Wednesday, May 14, 2008

Scenes from the TV

Rubble. An entire town reduced to rubble.

Prime Minister Wen Jiabao touring the disaster-struck areas, consoling victims, speaking with local officials, talking to survivors.

Buried bodies, some still alive. One scene was of what I assume to be a relative (or a rescuer) holding the hand of someone buried in the debris. Another was of a young man, his face and clothes full of dirt, holding up an I.V. bottle presumably stuck on the arm of another person buried below him.
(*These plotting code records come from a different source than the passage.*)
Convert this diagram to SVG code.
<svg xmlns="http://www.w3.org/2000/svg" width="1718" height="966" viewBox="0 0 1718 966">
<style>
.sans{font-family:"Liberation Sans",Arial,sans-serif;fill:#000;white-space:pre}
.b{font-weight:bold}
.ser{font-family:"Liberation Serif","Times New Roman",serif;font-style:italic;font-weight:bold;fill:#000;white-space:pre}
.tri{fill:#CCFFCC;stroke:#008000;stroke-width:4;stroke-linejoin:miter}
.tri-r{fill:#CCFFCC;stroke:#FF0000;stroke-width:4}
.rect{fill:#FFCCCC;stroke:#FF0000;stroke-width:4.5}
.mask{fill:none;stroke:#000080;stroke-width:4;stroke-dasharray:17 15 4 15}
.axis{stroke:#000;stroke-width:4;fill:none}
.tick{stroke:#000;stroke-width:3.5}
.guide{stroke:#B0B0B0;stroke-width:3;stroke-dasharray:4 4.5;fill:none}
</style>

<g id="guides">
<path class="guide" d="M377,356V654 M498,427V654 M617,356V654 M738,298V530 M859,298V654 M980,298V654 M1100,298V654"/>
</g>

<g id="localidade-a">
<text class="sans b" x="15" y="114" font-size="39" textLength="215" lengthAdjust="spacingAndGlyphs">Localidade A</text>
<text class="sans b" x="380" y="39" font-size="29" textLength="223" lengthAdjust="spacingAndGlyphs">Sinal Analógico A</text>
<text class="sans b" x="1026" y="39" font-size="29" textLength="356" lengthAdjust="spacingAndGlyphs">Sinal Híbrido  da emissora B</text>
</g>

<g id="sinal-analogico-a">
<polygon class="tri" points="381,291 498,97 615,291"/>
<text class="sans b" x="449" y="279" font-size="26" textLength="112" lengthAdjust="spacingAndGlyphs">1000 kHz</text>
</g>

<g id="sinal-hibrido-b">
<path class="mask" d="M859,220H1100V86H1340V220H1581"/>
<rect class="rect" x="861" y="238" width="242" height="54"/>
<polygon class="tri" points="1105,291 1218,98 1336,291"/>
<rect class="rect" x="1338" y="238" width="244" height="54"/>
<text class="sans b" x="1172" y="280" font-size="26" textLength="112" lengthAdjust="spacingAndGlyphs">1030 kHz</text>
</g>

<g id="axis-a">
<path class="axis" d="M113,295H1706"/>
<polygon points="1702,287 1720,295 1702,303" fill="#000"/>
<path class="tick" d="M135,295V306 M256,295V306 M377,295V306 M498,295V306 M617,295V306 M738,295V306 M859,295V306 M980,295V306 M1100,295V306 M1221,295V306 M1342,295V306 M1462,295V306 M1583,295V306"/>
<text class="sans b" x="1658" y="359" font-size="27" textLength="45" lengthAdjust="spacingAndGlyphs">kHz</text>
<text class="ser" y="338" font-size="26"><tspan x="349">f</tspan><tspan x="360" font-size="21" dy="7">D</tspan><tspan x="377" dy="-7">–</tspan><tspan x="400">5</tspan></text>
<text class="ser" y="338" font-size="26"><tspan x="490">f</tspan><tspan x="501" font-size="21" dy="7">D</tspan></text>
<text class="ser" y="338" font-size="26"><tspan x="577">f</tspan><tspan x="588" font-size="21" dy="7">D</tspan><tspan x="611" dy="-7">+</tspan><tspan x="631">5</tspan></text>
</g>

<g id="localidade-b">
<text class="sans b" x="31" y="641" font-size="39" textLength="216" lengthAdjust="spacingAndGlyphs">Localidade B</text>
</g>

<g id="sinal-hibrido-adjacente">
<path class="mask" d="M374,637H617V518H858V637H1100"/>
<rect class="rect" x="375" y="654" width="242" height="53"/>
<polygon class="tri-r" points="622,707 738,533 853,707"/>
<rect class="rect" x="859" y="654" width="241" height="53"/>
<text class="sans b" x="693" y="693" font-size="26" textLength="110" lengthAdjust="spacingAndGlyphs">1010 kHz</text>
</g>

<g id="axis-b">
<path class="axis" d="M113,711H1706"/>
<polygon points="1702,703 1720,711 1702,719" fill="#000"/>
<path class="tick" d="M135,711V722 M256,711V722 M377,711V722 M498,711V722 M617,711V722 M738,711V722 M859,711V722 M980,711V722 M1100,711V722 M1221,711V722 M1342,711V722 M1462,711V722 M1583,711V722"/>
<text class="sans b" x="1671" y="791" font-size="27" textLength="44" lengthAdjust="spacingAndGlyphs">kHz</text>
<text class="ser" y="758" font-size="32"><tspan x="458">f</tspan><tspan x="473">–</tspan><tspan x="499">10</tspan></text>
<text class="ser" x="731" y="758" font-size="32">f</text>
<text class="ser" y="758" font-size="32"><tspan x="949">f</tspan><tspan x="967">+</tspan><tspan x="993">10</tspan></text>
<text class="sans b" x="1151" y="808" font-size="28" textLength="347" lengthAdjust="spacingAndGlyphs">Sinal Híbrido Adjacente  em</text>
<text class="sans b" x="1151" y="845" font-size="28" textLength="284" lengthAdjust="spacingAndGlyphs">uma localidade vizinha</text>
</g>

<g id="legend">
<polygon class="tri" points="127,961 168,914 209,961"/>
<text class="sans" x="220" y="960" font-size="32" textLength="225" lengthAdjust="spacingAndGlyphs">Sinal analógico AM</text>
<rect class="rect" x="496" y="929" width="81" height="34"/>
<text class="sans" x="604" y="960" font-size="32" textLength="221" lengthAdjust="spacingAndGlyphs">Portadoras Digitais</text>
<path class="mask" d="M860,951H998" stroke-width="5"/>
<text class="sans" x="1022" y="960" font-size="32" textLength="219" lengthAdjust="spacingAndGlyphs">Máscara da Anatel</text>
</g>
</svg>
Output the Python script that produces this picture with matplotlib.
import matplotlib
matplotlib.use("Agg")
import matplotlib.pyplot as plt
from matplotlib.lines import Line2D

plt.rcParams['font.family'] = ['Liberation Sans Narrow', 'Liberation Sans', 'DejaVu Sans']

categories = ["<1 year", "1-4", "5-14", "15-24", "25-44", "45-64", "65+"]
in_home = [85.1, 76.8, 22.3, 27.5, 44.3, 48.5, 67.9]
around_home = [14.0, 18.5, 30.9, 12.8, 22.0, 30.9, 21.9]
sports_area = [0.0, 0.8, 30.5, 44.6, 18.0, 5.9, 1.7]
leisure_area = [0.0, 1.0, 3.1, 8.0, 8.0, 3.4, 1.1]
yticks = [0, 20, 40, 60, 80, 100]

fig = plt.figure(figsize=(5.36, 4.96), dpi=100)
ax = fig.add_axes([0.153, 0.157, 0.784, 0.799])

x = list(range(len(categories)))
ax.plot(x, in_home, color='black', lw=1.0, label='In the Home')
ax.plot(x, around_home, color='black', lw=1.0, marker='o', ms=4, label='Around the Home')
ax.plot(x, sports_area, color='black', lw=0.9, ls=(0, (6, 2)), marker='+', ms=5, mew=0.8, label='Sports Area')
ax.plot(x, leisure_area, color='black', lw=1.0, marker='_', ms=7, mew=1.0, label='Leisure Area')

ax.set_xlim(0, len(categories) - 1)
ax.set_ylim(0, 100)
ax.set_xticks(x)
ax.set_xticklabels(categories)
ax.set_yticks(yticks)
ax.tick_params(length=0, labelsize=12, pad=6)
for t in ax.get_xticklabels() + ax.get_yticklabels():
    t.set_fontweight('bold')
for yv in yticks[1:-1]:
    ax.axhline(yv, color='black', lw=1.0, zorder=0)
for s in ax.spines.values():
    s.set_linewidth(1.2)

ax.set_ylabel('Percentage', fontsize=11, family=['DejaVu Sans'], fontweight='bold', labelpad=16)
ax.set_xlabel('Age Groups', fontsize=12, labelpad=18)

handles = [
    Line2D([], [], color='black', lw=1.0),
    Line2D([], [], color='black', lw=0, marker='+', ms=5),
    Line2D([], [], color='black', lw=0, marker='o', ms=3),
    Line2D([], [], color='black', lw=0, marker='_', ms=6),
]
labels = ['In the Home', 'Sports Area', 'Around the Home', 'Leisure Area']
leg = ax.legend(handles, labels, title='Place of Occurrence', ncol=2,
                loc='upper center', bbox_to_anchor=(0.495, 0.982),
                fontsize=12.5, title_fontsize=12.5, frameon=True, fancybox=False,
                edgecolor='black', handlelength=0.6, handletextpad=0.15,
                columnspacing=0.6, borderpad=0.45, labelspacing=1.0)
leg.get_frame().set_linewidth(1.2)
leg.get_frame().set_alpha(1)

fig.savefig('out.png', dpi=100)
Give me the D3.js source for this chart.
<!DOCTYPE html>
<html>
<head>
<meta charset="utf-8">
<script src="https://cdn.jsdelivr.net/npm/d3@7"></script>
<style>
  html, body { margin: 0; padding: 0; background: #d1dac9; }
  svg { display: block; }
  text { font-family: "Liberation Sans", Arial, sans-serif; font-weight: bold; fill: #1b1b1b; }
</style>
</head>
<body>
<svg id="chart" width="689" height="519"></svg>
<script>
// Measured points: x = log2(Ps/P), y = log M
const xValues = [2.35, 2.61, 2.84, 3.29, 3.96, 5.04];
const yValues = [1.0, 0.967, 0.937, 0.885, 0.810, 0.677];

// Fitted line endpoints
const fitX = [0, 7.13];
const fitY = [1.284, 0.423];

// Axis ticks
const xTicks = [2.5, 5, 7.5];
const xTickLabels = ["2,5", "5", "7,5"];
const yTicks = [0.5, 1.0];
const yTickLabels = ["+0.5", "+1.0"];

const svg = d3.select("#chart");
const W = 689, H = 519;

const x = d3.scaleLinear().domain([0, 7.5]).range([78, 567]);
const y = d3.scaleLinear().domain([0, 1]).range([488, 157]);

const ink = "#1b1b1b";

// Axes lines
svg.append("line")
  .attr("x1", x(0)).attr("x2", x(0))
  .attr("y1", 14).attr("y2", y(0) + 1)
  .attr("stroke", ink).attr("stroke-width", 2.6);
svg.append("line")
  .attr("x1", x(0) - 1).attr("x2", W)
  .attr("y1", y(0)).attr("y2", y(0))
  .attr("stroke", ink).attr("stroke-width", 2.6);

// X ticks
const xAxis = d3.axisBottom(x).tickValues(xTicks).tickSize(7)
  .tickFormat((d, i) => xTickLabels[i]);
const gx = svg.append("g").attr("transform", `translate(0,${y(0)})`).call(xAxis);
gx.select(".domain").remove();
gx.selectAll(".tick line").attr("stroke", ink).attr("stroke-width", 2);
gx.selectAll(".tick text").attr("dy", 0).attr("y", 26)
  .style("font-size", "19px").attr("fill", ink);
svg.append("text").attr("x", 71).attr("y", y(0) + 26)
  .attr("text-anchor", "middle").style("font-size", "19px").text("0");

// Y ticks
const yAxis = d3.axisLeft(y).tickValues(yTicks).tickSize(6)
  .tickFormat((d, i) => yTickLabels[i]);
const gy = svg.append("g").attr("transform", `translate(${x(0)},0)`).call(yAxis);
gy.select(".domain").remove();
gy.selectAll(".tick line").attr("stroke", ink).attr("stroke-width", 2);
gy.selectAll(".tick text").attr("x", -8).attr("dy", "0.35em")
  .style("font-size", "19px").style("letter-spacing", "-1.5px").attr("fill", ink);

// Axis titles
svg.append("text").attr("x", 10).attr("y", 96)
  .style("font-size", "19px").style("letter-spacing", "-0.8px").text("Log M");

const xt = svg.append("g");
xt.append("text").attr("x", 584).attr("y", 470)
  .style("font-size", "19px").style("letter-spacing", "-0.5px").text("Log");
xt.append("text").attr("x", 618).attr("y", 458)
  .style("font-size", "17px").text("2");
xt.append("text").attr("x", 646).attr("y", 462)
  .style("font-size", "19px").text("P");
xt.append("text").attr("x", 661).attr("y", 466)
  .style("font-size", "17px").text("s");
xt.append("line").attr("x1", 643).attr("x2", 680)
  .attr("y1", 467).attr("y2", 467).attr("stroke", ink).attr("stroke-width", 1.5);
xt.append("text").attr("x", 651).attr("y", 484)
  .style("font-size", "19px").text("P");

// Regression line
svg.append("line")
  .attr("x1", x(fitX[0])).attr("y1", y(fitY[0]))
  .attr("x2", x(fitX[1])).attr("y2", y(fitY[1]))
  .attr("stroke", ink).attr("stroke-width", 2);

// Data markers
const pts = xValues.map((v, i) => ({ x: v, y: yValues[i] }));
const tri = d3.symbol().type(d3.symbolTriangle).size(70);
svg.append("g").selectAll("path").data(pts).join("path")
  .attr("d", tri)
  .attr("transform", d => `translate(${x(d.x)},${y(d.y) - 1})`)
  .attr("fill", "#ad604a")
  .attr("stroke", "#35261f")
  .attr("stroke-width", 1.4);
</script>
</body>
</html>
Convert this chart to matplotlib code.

Soldiers in green fatigues, rescue workers in orange uniforms, boarding huge cargo planes in orderly lines. I couldnt help noticing how clean they looked. Cots, tents, supplies, loaded onto trucks.

Long lines in cities (I assume it was Beijing as this was CCTV1) of people giving blood and giving money. A teenaged girl unloading what looked like her alkansiya -- a jar full of coins and small bills -- into a collection box.